Python 脚本可以从命令行运行,但在 IIS 中从 C# 调用时失败

问题描述 投票:0回答:1

我有一个用 C# 编写并托管在 IIS 上的 MVC 应用程序。在我的 C# 代码中,我尝试调用 Python 脚本来访问 Scopus 网站并检索用户信息。从命令行运行时,Python 脚本运行良好,但当我从 C# 代码调用它时,它会抛出错误。我遇到一些权限问题,所以我手动创建一些文件夹(pip,python ...)并授予 IIS/用户权限。

Error in python script: Traceback (most recent call last):
  File "C:\inetpub\site\scopus.py", line 15, in <module>
    verify_success(sb)
  File "C:\inetpub\site\scopus.py", line 9, in verify_success
    sb.assert_element('//span[contains(text(), "Author Search")]', timeout=30)
  File "C:\Windows\system32\config\systemprofile\AppData\Roaming\Python\Python312\site-packages\seleniumbase\fixtures\base_case.py", line 9428, in assert_element
    self.wait_for_element_visible(selector, by=by, timeout=timeout)
  File "C:\Windows\system32\config\systemprofile\AppData\Roaming\Python\Python312\site-packages\seleniumbase\fixtures\base_case.py", line 8853, in wait_for_element_visible
    return page_actions.wait_for_element_visible(
           ^^^^^^^^^^^^^^^^^^^^^^^^^^^^^^^^^^^^^^
  File "C:\Windows\system32\config\systemprofile\AppData\Roaming\Python\Python312\site-packages\seleniumbase\fixtures\page_actions.py", line 496, in wait_for_element_visible
    timeout_exception(NoSuchElementException, message)
  File "C:\Windows\system32\config\systemprofile\AppData\Roaming\Python\Python312\site-packages\seleniumbase\fixtures\page_actions.py", line 254, in timeout_exception
    raise exc(msg)
seleniumbase.common.exceptions.NoSuchElementException: Message: 
 Element {//span[contains(text(), "Author Search")]} was not present after 30 seconds!

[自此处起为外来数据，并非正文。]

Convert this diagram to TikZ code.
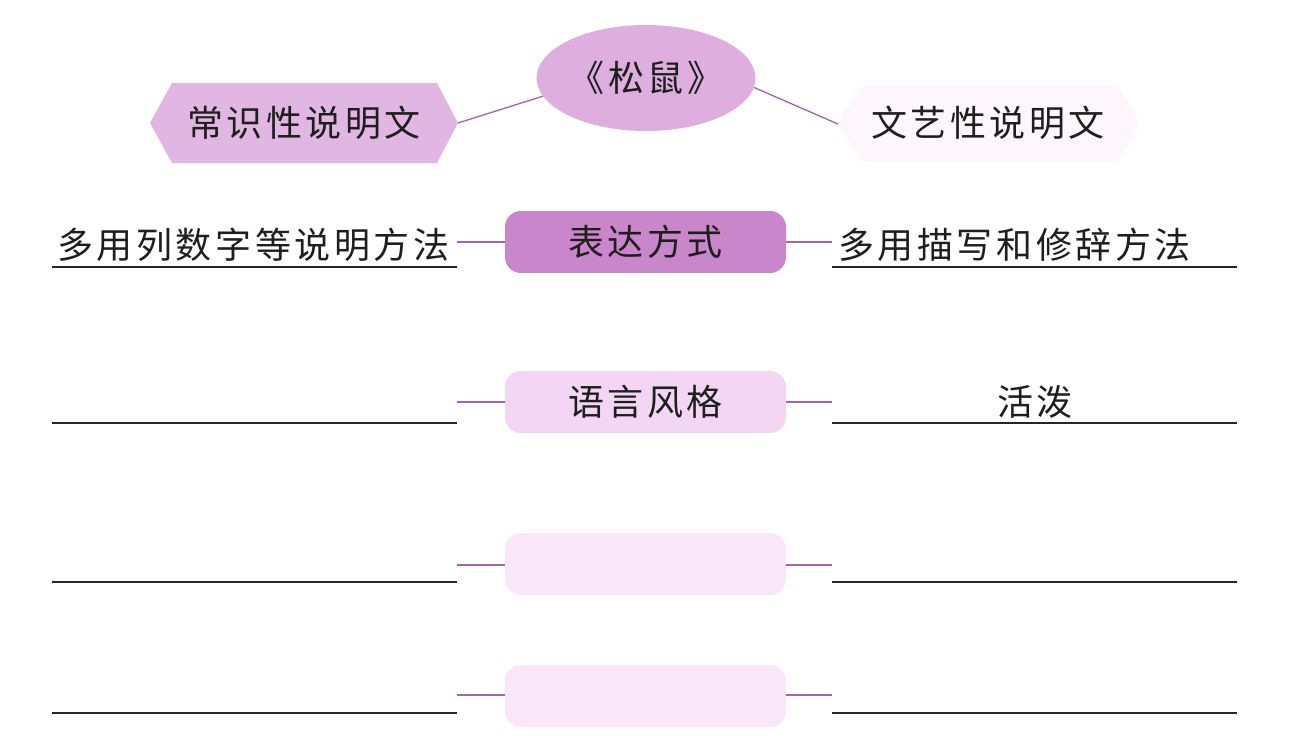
\documentclass[tikz,border=0pt]{standalone}
\usepackage{fontspec}
\newfontfamily\cjk[LetterSpace=10]{Noto Sans CJK SC}
\usetikzlibrary{shapes.geometric}
\definecolor{ellc}{RGB}{222,174,222}
\definecolor{hexc}{RGB}{226,182,226}
\definecolor{hexr}{RGB}{253,247,253}
\definecolor{boxa}{RGB}{202,134,202}
\definecolor{boxb}{RGB}{243,214,243}
\definecolor{boxc}{RGB}{249,230,249}
\definecolor{conc}{RGB}{165,100,165}
\definecolor{txtc}{RGB}{30,30,30}
\begin{document}
\begin{tikzpicture}[x=1pt,y=-1pt,
  lbl/.style={font=\cjk\fontsize{36}{40}\selectfont, text=txtc, inner sep=0pt},
  midbox/.style={rounded corners=16pt, minimum width=281pt, minimum height=62pt, inner sep=0pt, font=\cjk\fontsize{36}{40}\selectfont, text=txtc},
  con/.style={draw=conc, line width=1.5pt},
  ul/.style={draw=black!85, line width=1.4pt}]
\useasboundingbox (0,0) rectangle (1311,748);
\fill[white] (0,0) rectangle (1311,748);
% top
\node[ellipse, fill=ellc, minimum width=216pt, minimum height=106pt, inner sep=0pt, lbl] (root) at (646,78) {《松鼠》};
\fill[hexc] (150,123) -- (172,83) -- (437,83) -- (458,123) -- (437,163) -- (172,163) -- cycle;
\coordinate (hexL) at (458,123);
\node[lbl] (common) at (304,123) {常识性说明文};
\fill[hexr, rounded corners=6pt] (838,124) -- (860,86) -- (1118,86) -- (1140,124) -- (1118,162) -- (860,162) -- cycle;
\coordinate (hexR) at (838,124);
\node[lbl] (art) at (988,123) {文艺性说明文};
\draw[con, line width=1.3pt] (root.190) -- (hexL);
\draw[con, line width=1.3pt] (root.-5) -- (hexR);
% rows
\node[midbox, fill=boxa] (r1) at (645.5,242) {表达方式};
\node[midbox, fill=boxb] (r2) at (645.5,402) {语言风格};
\node[midbox, fill=boxc] (r3) at (645.5,564) {};
\node[midbox, fill=boxc] (r4) at (645.5,696) {};
% left/right texts and underlines
\node[lbl, anchor=south west] (l1) at (57,262) {多用列数字等说明方法};
\node[lbl, anchor=south west] (rt1) at (838,262) {多用描写和修辞方法};
\node[lbl] (rt2) at (1035,402) {活泼};
\coordinate (l2) at (457,402); \coordinate (rr2) at (832,402);
\coordinate (l3) at (457,565); \coordinate (rr3) at (832,565);
\coordinate (l4) at (457,695); \coordinate (rr4) at (832,695);
\coordinate (l1c) at (457,242); \coordinate (rr1c) at (832,242);
\draw[con] (l1c) -- (r1.west);
\draw[con] (r1.east) -- (rr1c);
\draw[con] (l2) -- (r2.west);
\draw[con] (r2.east) -- (rr2);
\draw[con] (l3) -- (r3.west |- l3);
\draw[con] (r3.east |- rr3) -- (rr3);
\draw[con] (l4) -- (r4.west |- l4);
\draw[con] (r4.east |- rr4) -- (rr4);
\foreach \y in {267,423,582,713}{
  \draw[ul] (52,\y) -- (457,\y);
  \draw[ul] (832,\y) -- (1237,\y);
}
\end{tikzpicture}
\end{document}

During handling of the above exception, another exception occurred:

Traceback (most recent call last):
  File "C:\inetpub\site\scopus.py", line 24, in <module>
    verify_success(sb)
  File "C:\inetpub\site\scopus.py", line 9, in verify_success
    sb.assert_element('//span[contains(text(), "Author Search")]', timeout=30)
  File "C:\Windows\system32\config\systemprofile\AppData\Roaming\Python\Python312\site-packages\seleniumbase\fixtures\base_case.py", line 9428, in assert_element
    self.wait_for_element_visible(selector, by=by, timeout=timeout)
  File "C:\Windows\system32\config\systemprofile\AppData\Roaming\Python\Python312\site-packages\seleniumbase\fixtures\base_case.py", line 8853, in wait_for_element_visible
    return page_actions.wait_for_element_visible(
           ^^^^^^^^^^^^^^^^^^^^^^^^^^^^^^^^^^^^^^
  File "C:\Windows\system32\config\systemprofile\AppData\Roaming\Python\Python312\site-packages\seleniumbase\fixtures\page_actions.py", line 496, in wait_for_element_visible
    timeout_exception(NoSuchElementException, message)
  File "C:\Windows\system32\config\systemprofile\AppData\Roaming\Python\Python312\site-packages\seleniumbase\fixtures\page_actions.py", line 254, in timeout_exception
    raise exc(msg)
seleniumbase.common.exceptions.NoSuchElementException: Message: 
 Element {//span[contains(text(), "Author Search")]} was not present after 30 seconds!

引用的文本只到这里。